Exercise input -
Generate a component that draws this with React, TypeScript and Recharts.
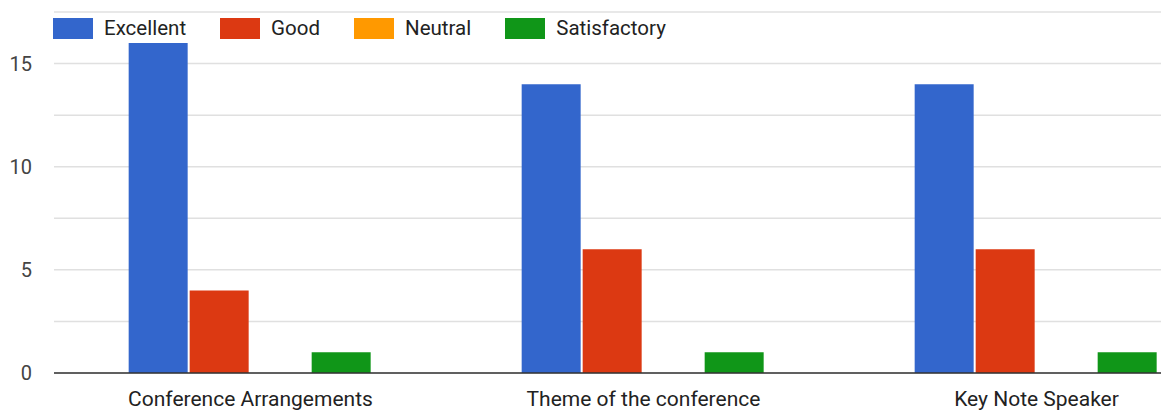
import { Bar, BarChart, CartesianGrid, XAxis, YAxis } from 'recharts';

const categories = ['Conference Arrangements', 'Theme of the conference', 'Key Note Speaker'];
const excellent = [16, 14, 14];
const good = [4, 6, 6];
const neutral = [0, 0, 0];
const satisfactory = [1, 1, 1];
const yTicks = [0, 2.5, 5, 7.5, 10, 12.5, 15, 17.5];
const yLabels = [0, 5, 10, 15];

const series = [
  { key: 'excellent', name: 'Excellent', color: '#3366cc' },
  { key: 'good', name: 'Good', color: '#dc3912' },
  { key: 'neutral', name: 'Neutral', color: '#ff9900' },
  { key: 'satisfactory', name: 'Satisfactory', color: '#109618' },
];

const data = categories.map((name, i) => ({
  name,
  excellent: excellent[i],
  good: good[i],
  neutral: neutral[i],
  satisfactory: satisfactory[i],
}));

const font = 'Roboto, Arial, sans-serif';

// legend sits over the plot, like the original
function LegendBox() {
  return (
    <div
      style={{
        position: 'absolute',
        top: 16,
        left: 53,
        display: 'flex',
        alignItems: 'center',
        fontFamily: font,
        fontSize: 20.5,
        color: '#222',
        background: '#fff',
      }}
    >
      {series.map(s => (
        <div key={s.key} style={{ display: 'flex', alignItems: 'center', marginRight: 34 }}>
          <span style={{ display: 'inline-block', width: 40, height: 21, background: s.color, marginRight: 11 }} />
          <span>{s.name}</span>
        </div>
      ))}
    </div>
  );
}

export default function App() {
  return (
    <div style={{ position: 'fixed', top: 0, left: 0, width: 1161, height: 412, overflow: 'hidden', background: '#fff' }}>
      <BarChart
        width={1240}
        height={412}
        data={data}
        margin={{ top: 12, right: 7, bottom: 9, left: 0 }}
        barCategoryGap="19%"
        barGap={2}
      >
        <CartesianGrid vertical={false} stroke="#e0e0e0" strokeWidth={1.5} />
        <XAxis
          dataKey="name"
          height={30}
          axisLine={{ stroke: '#333', strokeWidth: 1.5 }}
          tickLine={false}
          tickSize={0}
          tickMargin={18}
          tick={{ fill: '#222', fontSize: 21, fontFamily: font }}
          interval={0}
        />
        <YAxis
          width={54}
          domain={[0, 17.5]}
          ticks={yTicks}
          interval={0}
          axisLine={false}
          tickLine={false}
          tickSize={0}
          tickMargin={22}
          tick={{ fill: '#444', fontSize: 20, fontFamily: font }}
          tickFormatter={(v: number) => (yLabels.includes(v) ? String(v) : '')}
        />
        {series.map(s => (
          <Bar key={s.key} dataKey={s.key} name={s.name} fill={s.color} isAnimationActive={false} />
        ))}
      </BarChart>
      <LegendBox />
    </div>
  );
}
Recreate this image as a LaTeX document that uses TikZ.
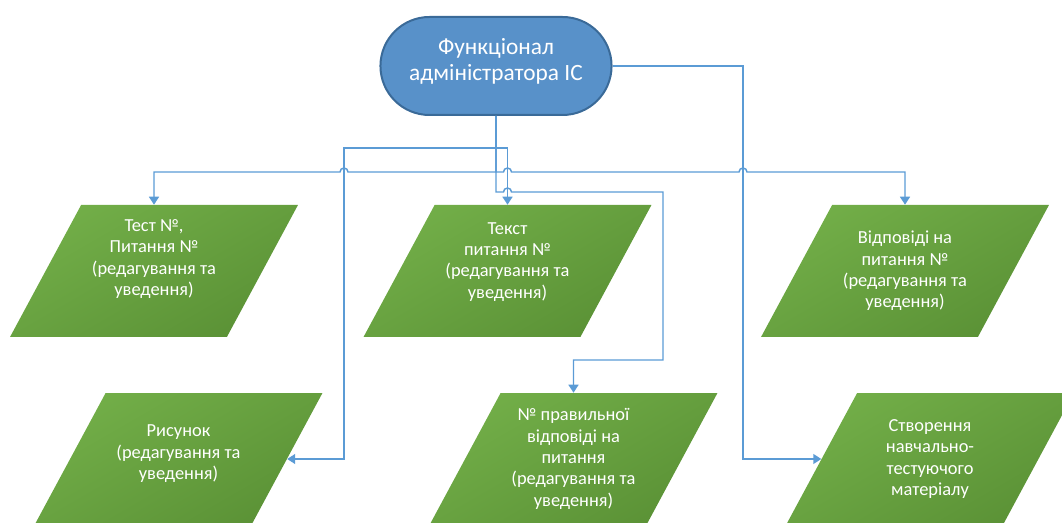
\documentclass[tikz,border=0pt]{standalone}
\usepackage{fontspec}
\setmainfont{Carlito}
\usetikzlibrary{shapes.geometric,shapes.misc,arrows.meta}
\definecolor{linkblue}{HTML}{5B9BD5}
\definecolor{boxgreenA}{HTML}{72AE48}
\definecolor{boxgreenB}{HTML}{5B9236}
\definecolor{termblue}{HTML}{5891C9}
\definecolor{termedge}{HTML}{3A6A98}
\begin{document}
\begin{tikzpicture}
[x=0.75pt,y=-0.75pt,%
  link/.style={draw=linkblue,line width=1.1pt},
  arrow/.style={link,-{Triangle[width=7.5pt,length=6pt]}},
  term/.style={rounded rectangle,minimum width=180pt,minimum height=73.5pt,
    fill=termblue,draw=termedge,line width=1.5pt},
  data/.style={trapezium,trapezium left angle=64,trapezium right angle=116,
    trapezium stretches=true,minimum width=216pt,minimum height=99pt,
    inner sep=2pt,top color=boxgreenA,bottom color=boxgreenB,shading angle=30},
  txt/.style={text=white,align=center,font=\fontsize{13.8pt}{16pt}\selectfont},
  bigtxt/.style={text=white,align=center,font=\fontsize{17.5pt}{19.5pt}\selectfont}]
\useasboundingbox (0,0) rectangle (1062,523);
\node[term,label={[bigtxt,yshift=3.5pt]center:{Функціонал\\адміністратора ІС}}] (admin) at (496,66) {};
\node[data,label={[txt,yshift=9pt]center:{Тест №,\\Питання №\\(редагування та\\уведення)}}] (test) at (154,271) {};
\node[data,label={[txt,yshift=7pt]center:{Текст\\питання №\\(редагування та\\уведення)}}] (tekst) at (507.5,271) {};
\node[data,label={[txt]center:{Відповіді на\\питання №\\(редагування та\\уведення)}}] (vidp) at (905,271) {};
\node[data,label={[txt,yshift=4pt]center:{Рисунок\\(редагування та\\уведення)}}] (ris) at (178.5,459) {};
\node[data,label={[txt]center:{№ правильної\\відповіді на\\питання\\(редагування та\\уведення)}}] (prav) at (573.5,459) {};
\node[data,label={[txt]center:{Створення\\навчально-\\тестуючого\\матеріалу}}] (stv) at (930,459) {};
\draw[arrow] (admin.south) |- (tekst.north |- 0,148) -- (tekst.north);
\draw[arrow] (admin.south) |- (344,148) |- (ris.east);
\draw[arrow] (admin.south) |- (348,172) arc (0:-180:4) -| (test.north);
\draw[arrow] (admin.south) |- (503.5,172) arc (180:360:4) -- (739,172) arc (180:360:4) -| (vidp.north);
\draw[arrow] (admin.south) |- (503.5,192) arc (180:360:4) -| (663,360) -| (prav.north);
\draw[arrow] (admin.east) -| (743,459) -- (stv.west);
\end{tikzpicture}
\end{document}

Task - Collect the complete line wherever the string "this" appears in the records.

Written answer -
Generate a component that draws this with React, TypeScript and Recharts.
Recreate this image as a LaTeX document that uses TikZ.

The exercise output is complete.